Genética psiquiátrica: estudos ignoram América Latina e ampliam desigualdades
Falta de diversidade étnica em pesquisas pode privar populações miscigenadas de diagnósticos mais precisos e tratamentos personalizados para transtornos psiquiátricos

Um estudo publicado na revista Nature Genetics revelou que 85% dos participantes de pesquisas em genética psiquiátrica têm ancestralidade europeia. A baixa representatividade de populações miscigenadas, como as latino-americanas, pode impedir o acesso a novas ferramentas de diagnóstico e tratamento no campo da psiquiatria de precisão.
“Esse desequilíbrio na amostra pode limitar nosso entendimento da genética psiquiátrica humana e criar novas desigualdades na saúde”, alerta Diego Rovaris, geneticista da Universidade de São Paulo (USP) e primeiro autor do estudo.
Ao Science Arena, Rovaris explica que a complexidade genética das populações da América Latina e a falta de financiamento para pesquisas na região são fatores que dificultam sua inclusão. O genoma latino-americano é resultado da mistura entre diferentes origens populacionais, o que exige abordagens específicas e maior investimento científico.
“É fundamental aumentar a diversidade das amostras em estudos psiquiátricos”, afirma a geneticista Maria Cátira Bortolini, da Universidade Federal do Rio Grande do Sul (UFRGS), que não participou do estudo. “Esse trabalho deve chamar atenção de autoridades e órgãos financiadores.”
A base genética dos transtornos psiquiátricos
Para entender a base genética dos transtornos psiquiátricos, os cientistas utilizam a metodologia GWAS (Estudo de Associação Genômica Ampla).
O método compara o genoma de pessoas com e sem determinados transtornos, buscando variantes associadas ao risco de desenvolvimento da doença.
Um estudo recente sobre depressão analisou 5 milhões de participantes, incluindo miscigenados, e identificou dezenas de variantes genéticas relevantes. As variantes de risco são mutações que, isoladamente, têm efeito pequeno, mas, em conjunto, podem influenciar o surgimento de transtornos.
“Os genes afetados interagem entre si, e seu impacto depende da composição genética do indivíduo”, explica Bortolini, da UFRGS. “Uma variante pode representar risco numa população europeia, mas não entre latino-americanos.”
Com base nas variantes identificadas, os pesquisadores investigam as vias biológicas associadas, como a produção de dopamina, neurotransmissor relacionado à atenção e ao controle de impulsos.
“Identificamos 76 genes associados à depressão, ligados a baixos níveis de dopamina em regiões específicas do cérebro”, destaca Rovaris.
Terapias mais eficazes e diversificação de amostras
Uma das ferramentas em desenvolvimento é o Escore de Risco Poligênico (ERP), que mede a predisposição genética a um transtorno a partir da análise das variantes no DNA. “Quem tem muitas variantes associadas a um transtorno tende a responder melhor ao tratamento”, observa Rovaris.

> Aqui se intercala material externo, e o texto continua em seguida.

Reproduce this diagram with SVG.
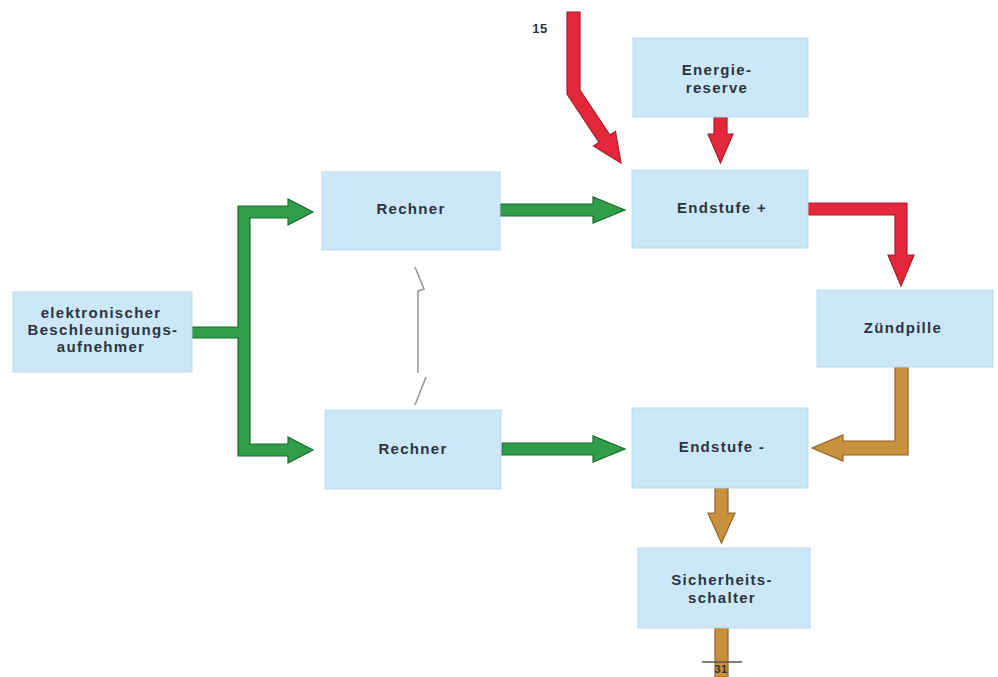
<svg xmlns="http://www.w3.org/2000/svg" width="998" height="677" viewBox="0 0 998 677">
<style>
.box{fill:#cce8f8;stroke:#b9dcf1;stroke-width:1}
.t{font-family:"Liberation Sans",Arial,sans-serif;font-weight:bold;font-size:15px;letter-spacing:1.3px;fill:#2b3440;text-anchor:middle}
.g{fill:#2f9d49;stroke:#1d6a30;stroke-width:1.2;stroke-linejoin:miter}
.r{fill:#e3283c;stroke:#a81c2b;stroke-width:1.2}
.b{fill:#c9903d;stroke:#8f6526;stroke-width:1.2}
.gray{fill:none;stroke:#9a9a9a;stroke-width:1.6}
</style>
<rect width="998" height="677" fill="#ffffff"/>
<g id="connectors">
<path class="g" d="M192,327 L238,327 L238,206 L288,206 L288,199 L313,212 L288,225 L288,218 L250,218 L250,444 L288,444 L288,437 L313,450 L288,463 L288,456 L238,456 L238,338 L192,338 Z"/>
<path class="g" d="M500,204 L593,204 L593,197 L625,210 L593,223 L593,216 L500,216 Z"/>
<path class="g" d="M502,443 L593,443 L593,436 L625,449 L593,462 L593,455 L502,455 Z"/>
<path class="r" d="M567,12 L580,12 L580,90 L609.9,135.1 L615.5,131.4 L621,163 L593.5,146 L599.1,142.3 L567,94 Z"/>
<path class="r" d="M714,117 L727,117 L727,134 L733,134 L720.5,163 L708,134 L714,134 Z"/>
<path class="r" d="M808,203 L907,203 L907,255 L914,255 L901,286 L888,255 L895,255 L895,215 L808,215 Z"/>
<path class="b" d="M895,367 L908,367 L908,455 L843,455 L843,461 L812,448 L843,435 L843,441 L895,441 Z"/>
<path class="b" d="M715,488 L728,488 L728,513 L735,513 L721.5,543 L708,513 L715,513 Z"/>
<path class="b" d="M715,628 L728,628 L728,677 L715,677 Z"/>
<line x1="702" y1="662" x2="742" y2="662" stroke="#555" stroke-width="1.5"/>
<path class="gray" d="M415,267 L424,289 L418,291 L418,373 M426,377 L415,405"/>
<text class="t" x="540" y="33" style="font-size:13px;letter-spacing:0.5px">15</text>
<text class="t" x="721" y="673" style="font-size:11px;letter-spacing:0.5px">31</text>
</g>
<g id="beschleunigungsaufnehmer">
<rect class="box" x="13" y="292" width="179" height="80"/>
<text class="t" x="101" y="318">elektronischer</text>
<text class="t" x="103" y="335">Beschleunigungs-</text>
<text class="t" x="101" y="352">aufnehmer</text>
</g>
<g id="rechner1">
<rect class="box" x="322" y="172" width="178" height="78"/>
<text class="t" x="411" y="214">Rechner</text>
</g>
<g id="rechner2">
<rect class="box" x="325" y="410" width="176" height="79"/>
<text class="t" x="413" y="454">Rechner</text>
</g>
<g id="energiereserve">
<rect class="box" x="633" y="38" width="175" height="79"/>
<text class="t" x="717" y="75">Energie-</text>
<text class="t" x="717" y="93">reserve</text>
</g>
<g id="endstufe-plus">
<rect class="box" x="632" y="170" width="176" height="78"/>
<text class="t" x="722" y="213">Endstufe +</text>
</g>
<g id="zuendpille">
<rect class="box" x="817" y="290" width="176" height="77"/>
<text class="t" x="903" y="333">Zündpille</text>
</g>
<g id="endstufe-minus">
<rect class="box" x="632" y="408" width="176" height="80"/>
<text class="t" x="722" y="452">Endstufe -</text>
</g>
<g id="sicherheitsschalter">
<rect class="box" x="638" y="548" width="172" height="80"/>
<text class="t" x="722" y="585">Sicherheits-</text>
<text class="t" x="722" y="603">schalter</text>
</g>
</svg>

A aplicação do ERP em aconselhamento genético pode ajudar na prevenção e escolha de terapias mais eficazes. No entanto, é fundamental que o escore seja calibrado com dados da população local.
“Não adianta usar um ERP feito na Europa ou nos EUA para a população brasileira”, ressalta Rovaris.
Para ampliar a diversidade nos estudos, foi criado o Consórcio de Genômica Latino-Americano, reunindo mais de cem geneticistas de diversos países da região. A iniciativa busca facilitar a formação de equipes, captar recursos e capacitar pesquisadores.
“Esse artigo serve como um guia para a diversificação das amostras”, observa Bortolini.
O consórcio também atua na ampliação dos bancos de dados regionais, para engajar mais participantes e fortalecer a representatividade das populações latino-americanas na ciência psiquiátrica.
“Nosso objetivo é promover a colaboração científica na América Latina e expandir os bancos de dados com amostras representativas da região”, conclui Rovaris.